--- Start of Collected material ---

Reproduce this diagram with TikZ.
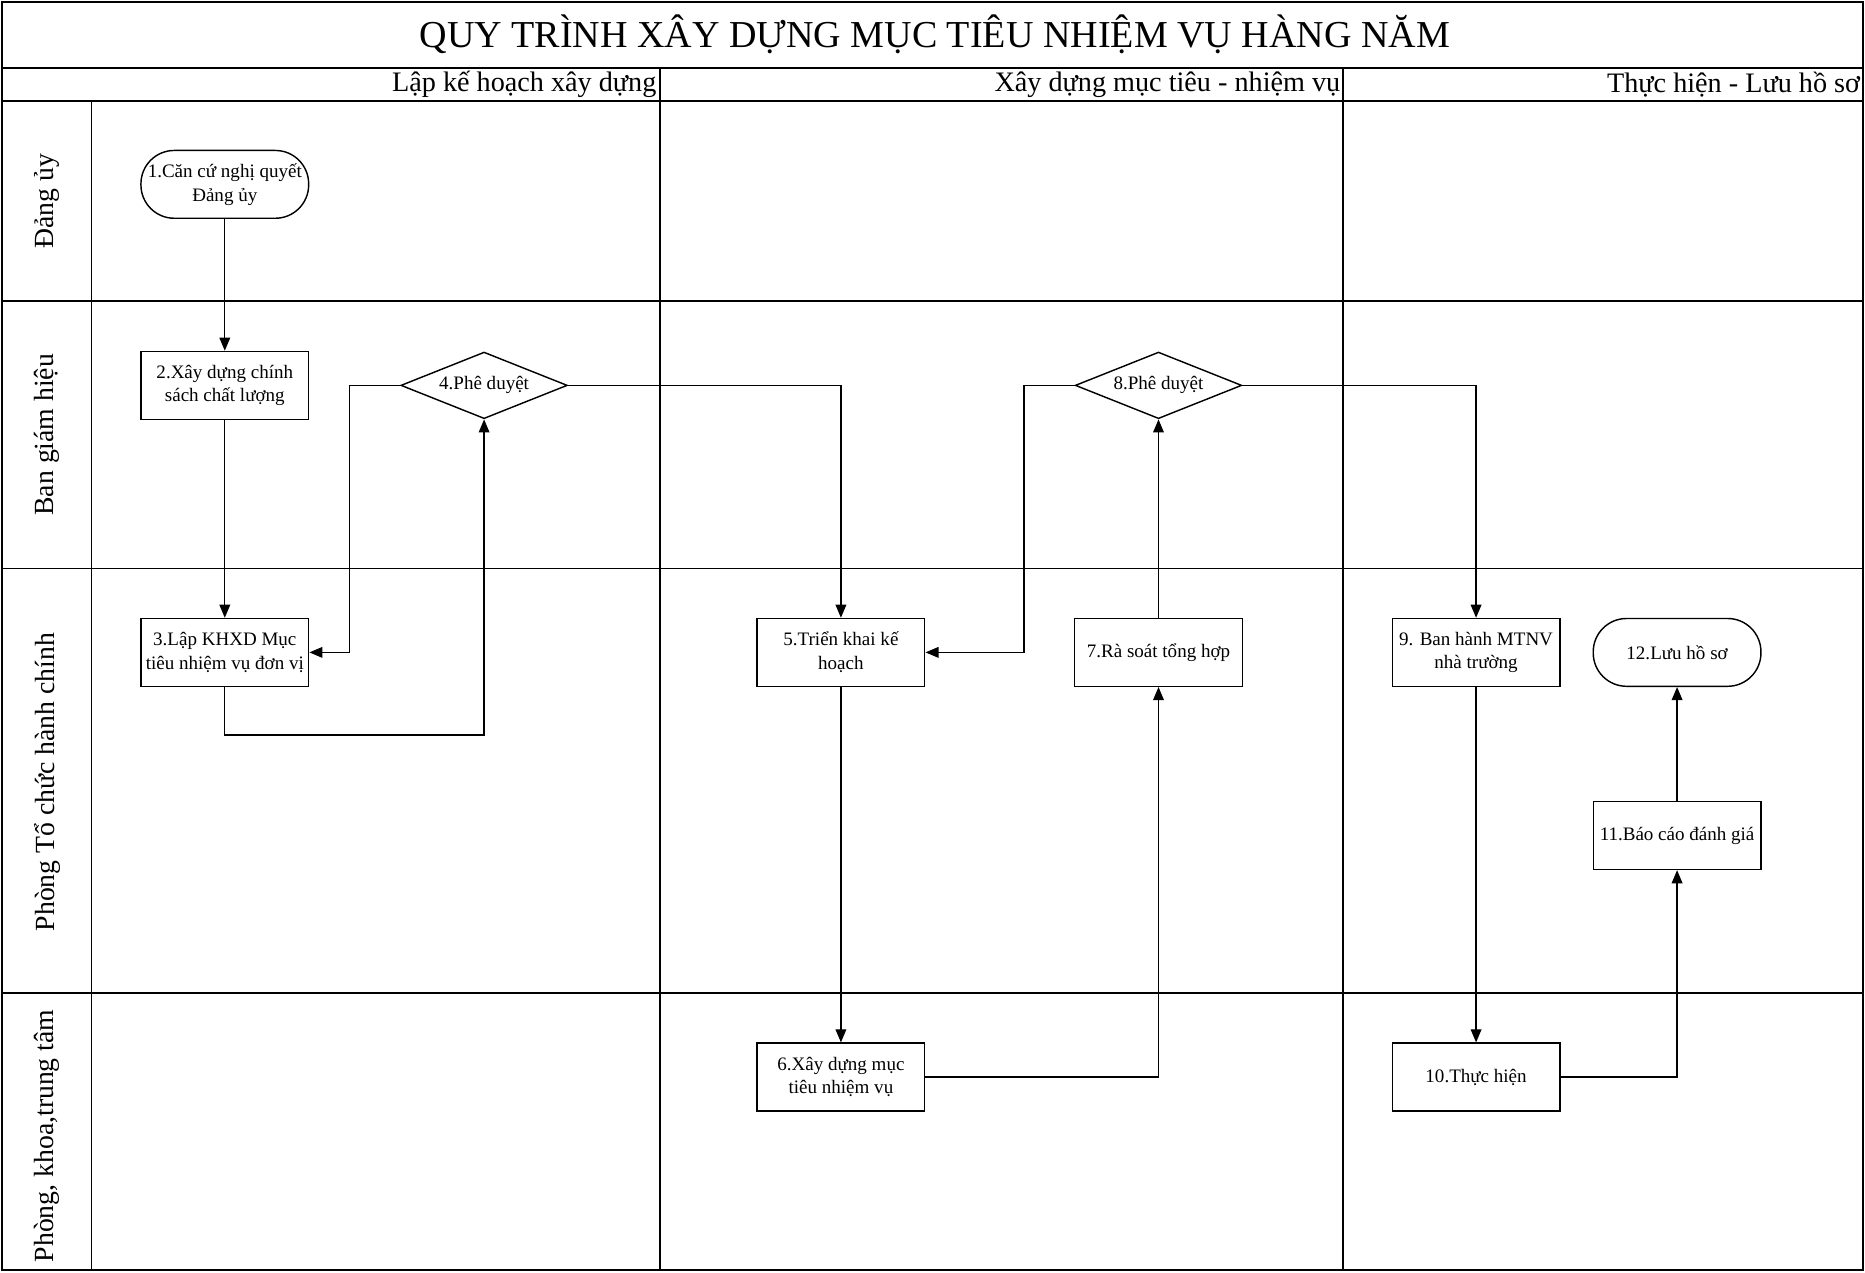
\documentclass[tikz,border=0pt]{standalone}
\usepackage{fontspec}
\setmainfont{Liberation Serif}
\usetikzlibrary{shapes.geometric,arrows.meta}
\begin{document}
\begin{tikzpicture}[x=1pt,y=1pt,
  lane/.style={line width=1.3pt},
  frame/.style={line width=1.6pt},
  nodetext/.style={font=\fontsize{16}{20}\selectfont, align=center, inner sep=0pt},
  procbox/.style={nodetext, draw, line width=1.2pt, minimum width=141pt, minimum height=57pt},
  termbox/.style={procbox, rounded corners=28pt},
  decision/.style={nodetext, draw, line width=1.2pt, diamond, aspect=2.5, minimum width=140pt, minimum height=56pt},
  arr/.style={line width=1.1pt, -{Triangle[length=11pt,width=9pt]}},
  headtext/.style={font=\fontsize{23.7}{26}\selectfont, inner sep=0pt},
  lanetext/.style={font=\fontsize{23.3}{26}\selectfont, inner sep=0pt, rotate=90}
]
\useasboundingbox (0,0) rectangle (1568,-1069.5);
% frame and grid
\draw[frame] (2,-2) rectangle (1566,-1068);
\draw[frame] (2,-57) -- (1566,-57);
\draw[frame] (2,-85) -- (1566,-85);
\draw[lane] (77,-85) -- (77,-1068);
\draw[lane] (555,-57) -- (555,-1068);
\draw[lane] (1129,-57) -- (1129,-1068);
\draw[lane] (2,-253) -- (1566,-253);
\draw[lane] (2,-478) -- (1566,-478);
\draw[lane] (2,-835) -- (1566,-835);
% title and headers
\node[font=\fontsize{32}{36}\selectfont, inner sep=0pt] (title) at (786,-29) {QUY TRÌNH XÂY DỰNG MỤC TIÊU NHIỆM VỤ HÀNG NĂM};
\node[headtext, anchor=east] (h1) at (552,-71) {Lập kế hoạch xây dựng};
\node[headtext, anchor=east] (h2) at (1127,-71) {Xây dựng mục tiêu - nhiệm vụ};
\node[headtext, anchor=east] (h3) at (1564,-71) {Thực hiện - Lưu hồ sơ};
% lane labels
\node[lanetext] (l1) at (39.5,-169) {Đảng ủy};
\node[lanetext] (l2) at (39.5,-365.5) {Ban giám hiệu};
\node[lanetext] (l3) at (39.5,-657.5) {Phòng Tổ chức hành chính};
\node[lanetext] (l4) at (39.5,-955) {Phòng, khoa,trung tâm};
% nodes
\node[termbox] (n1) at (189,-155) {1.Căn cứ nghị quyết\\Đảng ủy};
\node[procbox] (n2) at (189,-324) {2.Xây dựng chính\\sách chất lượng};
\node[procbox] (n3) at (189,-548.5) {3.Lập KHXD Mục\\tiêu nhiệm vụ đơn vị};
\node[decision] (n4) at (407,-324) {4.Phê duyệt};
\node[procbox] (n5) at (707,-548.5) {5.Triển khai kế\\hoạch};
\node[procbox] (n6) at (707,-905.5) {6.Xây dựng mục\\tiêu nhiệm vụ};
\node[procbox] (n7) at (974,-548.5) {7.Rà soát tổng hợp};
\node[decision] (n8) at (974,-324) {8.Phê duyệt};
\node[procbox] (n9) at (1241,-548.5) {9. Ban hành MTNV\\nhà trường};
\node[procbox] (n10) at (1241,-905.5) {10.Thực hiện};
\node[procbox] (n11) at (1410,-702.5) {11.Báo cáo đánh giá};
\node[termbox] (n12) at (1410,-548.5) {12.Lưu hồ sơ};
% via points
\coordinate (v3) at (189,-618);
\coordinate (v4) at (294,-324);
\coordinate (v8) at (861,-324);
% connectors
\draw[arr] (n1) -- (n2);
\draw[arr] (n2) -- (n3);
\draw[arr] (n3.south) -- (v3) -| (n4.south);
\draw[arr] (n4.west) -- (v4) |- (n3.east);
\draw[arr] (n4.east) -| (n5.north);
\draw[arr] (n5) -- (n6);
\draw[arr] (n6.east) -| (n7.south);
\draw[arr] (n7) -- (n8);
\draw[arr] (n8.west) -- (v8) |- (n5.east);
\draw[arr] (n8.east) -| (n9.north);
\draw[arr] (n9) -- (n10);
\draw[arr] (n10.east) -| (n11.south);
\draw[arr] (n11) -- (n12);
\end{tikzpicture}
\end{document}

--- End of Collected material ---

Work to be completed :: Output all of the data exactly as it stands, minus any images.

Response to this task ::
Reproduce this diagram with TikZ.
\documentclass[tikz,border=0pt]{standalone}
\usepackage{fontspec}
\setmainfont{Liberation Serif}
\usetikzlibrary{shapes.geometric,arrows.meta}
\begin{document}
\begin{tikzpicture}[x=1pt,y=1pt,
  lane/.style={line width=1.3pt},
  frame/.style={line width=1.6pt},
  nodetext/.style={font=\fontsize{16}{20}\selectfont, align=center, inner sep=0pt},
  procbox/.style={nodetext, draw, line width=1.2pt, minimum width=141pt, minimum height=57pt},
  termbox/.style={procbox, rounded corners=28pt},
  decision/.style={nodetext, draw, line width=1.2pt, diamond, aspect=2.5, minimum width=140pt, minimum height=56pt},
  arr/.style={line width=1.1pt, -{Triangle[length=11pt,width=9pt]}},
  headtext/.style={font=\fontsize{23.7}{26}\selectfont, inner sep=0pt},
  lanetext/.style={font=\fontsize{23.3}{26}\selectfont, inner sep=0pt, rotate=90}
]
\useasboundingbox (0,0) rectangle (1568,-1069.5);
% frame and grid
\draw[frame] (2,-2) rectangle (1566,-1068);
\draw[frame] (2,-57) -- (1566,-57);
\draw[frame] (2,-85) -- (1566,-85);
\draw[lane] (77,-85) -- (77,-1068);
\draw[lane] (555,-57) -- (555,-1068);
\draw[lane] (1129,-57) -- (1129,-1068);
\draw[lane] (2,-253) -- (1566,-253);
\draw[lane] (2,-478) -- (1566,-478);
\draw[lane] (2,-835) -- (1566,-835);
% title and headers
\node[font=\fontsize{32}{36}\selectfont, inner sep=0pt] (title) at (786,-29) {QUY TRÌNH XÂY DỰNG MỤC TIÊU NHIỆM VỤ HÀNG NĂM};
\node[headtext, anchor=east] (h1) at (552,-71) {Lập kế hoạch xây dựng};
\node[headtext, anchor=east] (h2) at (1127,-71) {Xây dựng mục tiêu - nhiệm vụ};
\node[headtext, anchor=east] (h3) at (1564,-71) {Thực hiện - Lưu hồ sơ};
% lane labels
\node[lanetext] (l1) at (39.5,-169) {Đảng ủy};
\node[lanetext] (l2) at (39.5,-365.5) {Ban giám hiệu};
\node[lanetext] (l3) at (39.5,-657.5) {Phòng Tổ chức hành chính};
\node[lanetext] (l4) at (39.5,-955) {Phòng, khoa,trung tâm};
% nodes
\node[termbox] (n1) at (189,-155) {1.Căn cứ nghị quyết\\Đảng ủy};
\node[procbox] (n2) at (189,-324) {2.Xây dựng chính\\sách chất lượng};
\node[procbox] (n3) at (189,-548.5) {3.Lập KHXD Mục\\tiêu nhiệm vụ đơn vị};
\node[decision] (n4) at (407,-324) {4.Phê duyệt};
\node[procbox] (n5) at (707,-548.5) {5.Triển khai kế\\hoạch};
\node[procbox] (n6) at (707,-905.5) {6.Xây dựng mục\\tiêu nhiệm vụ};
\node[procbox] (n7) at (974,-548.5) {7.Rà soát tổng hợp};
\node[decision] (n8) at (974,-324) {8.Phê duyệt};
\node[procbox] (n9) at (1241,-548.5) {9. Ban hành MTNV\\nhà trường};
\node[procbox] (n10) at (1241,-905.5) {10.Thực hiện};
\node[procbox] (n11) at (1410,-702.5) {11.Báo cáo đánh giá};
\node[termbox] (n12) at (1410,-548.5) {12.Lưu hồ sơ};
% via points
\coordinate (v3) at (189,-618);
\coordinate (v4) at (294,-324);
\coordinate (v8) at (861,-324);
% connectors
\draw[arr] (n1) -- (n2);
\draw[arr] (n2) -- (n3);
\draw[arr] (n3.south) -- (v3) -| (n4.south);
\draw[arr] (n4.west) -- (v4) |- (n3.east);
\draw[arr] (n4.east) -| (n5.north);
\draw[arr] (n5) -- (n6);
\draw[arr] (n6.east) -| (n7.south);
\draw[arr] (n7) -- (n8);
\draw[arr] (n8.west) -- (v8) |- (n5.east);
\draw[arr] (n8.east) -| (n9.north);
\draw[arr] (n9) -- (n10);
\draw[arr] (n10.east) -| (n11.south);
\draw[arr] (n11) -- (n12);
\end{tikzpicture}
\end{document}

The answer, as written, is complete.